Task directions:
Count the lines below that contain the word "matplotlib", and report only that number.

· · · · · · ·

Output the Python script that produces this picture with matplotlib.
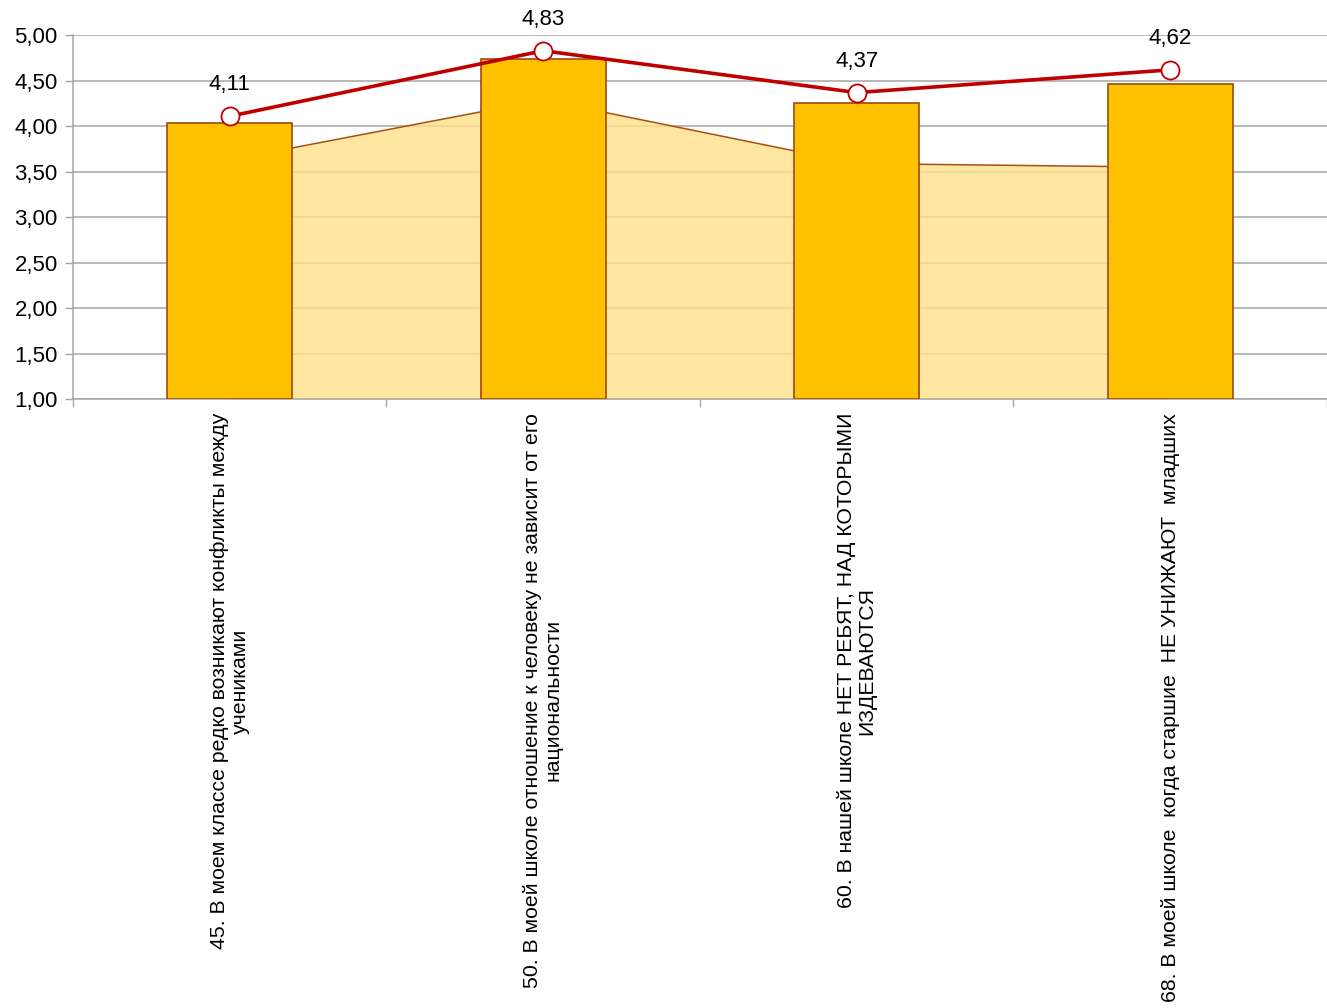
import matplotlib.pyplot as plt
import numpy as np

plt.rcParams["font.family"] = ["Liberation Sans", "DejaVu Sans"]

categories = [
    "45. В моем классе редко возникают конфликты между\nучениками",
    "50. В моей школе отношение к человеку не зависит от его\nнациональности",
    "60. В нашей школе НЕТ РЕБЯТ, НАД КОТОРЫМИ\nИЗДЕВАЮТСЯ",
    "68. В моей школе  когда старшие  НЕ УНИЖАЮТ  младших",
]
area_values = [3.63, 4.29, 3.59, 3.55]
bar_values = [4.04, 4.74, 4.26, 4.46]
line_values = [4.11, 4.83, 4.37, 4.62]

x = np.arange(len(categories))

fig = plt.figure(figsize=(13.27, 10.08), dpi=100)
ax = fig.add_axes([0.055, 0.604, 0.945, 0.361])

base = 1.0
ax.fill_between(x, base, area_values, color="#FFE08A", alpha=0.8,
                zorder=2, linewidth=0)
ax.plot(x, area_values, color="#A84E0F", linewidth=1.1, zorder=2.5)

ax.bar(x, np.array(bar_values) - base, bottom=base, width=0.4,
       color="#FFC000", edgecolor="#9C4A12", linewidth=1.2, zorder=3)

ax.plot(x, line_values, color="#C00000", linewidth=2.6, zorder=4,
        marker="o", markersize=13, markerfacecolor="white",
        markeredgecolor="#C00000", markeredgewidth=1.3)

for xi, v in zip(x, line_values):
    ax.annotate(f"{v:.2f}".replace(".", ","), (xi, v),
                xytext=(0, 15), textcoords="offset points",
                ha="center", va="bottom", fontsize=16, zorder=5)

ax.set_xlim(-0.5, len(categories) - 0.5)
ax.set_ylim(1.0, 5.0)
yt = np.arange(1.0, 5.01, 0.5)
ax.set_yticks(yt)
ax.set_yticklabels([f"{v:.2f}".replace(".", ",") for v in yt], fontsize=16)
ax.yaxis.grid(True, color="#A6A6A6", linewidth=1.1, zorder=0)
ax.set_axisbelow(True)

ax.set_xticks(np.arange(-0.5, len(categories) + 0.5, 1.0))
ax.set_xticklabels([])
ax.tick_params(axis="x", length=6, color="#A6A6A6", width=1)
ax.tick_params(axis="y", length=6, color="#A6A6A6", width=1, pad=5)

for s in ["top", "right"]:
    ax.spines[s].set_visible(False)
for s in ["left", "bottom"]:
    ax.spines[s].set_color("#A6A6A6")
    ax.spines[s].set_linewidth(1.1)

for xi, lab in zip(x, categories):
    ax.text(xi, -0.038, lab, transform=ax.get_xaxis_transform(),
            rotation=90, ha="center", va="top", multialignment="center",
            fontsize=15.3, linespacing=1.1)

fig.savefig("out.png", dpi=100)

· · · · · · ·

Output below:
2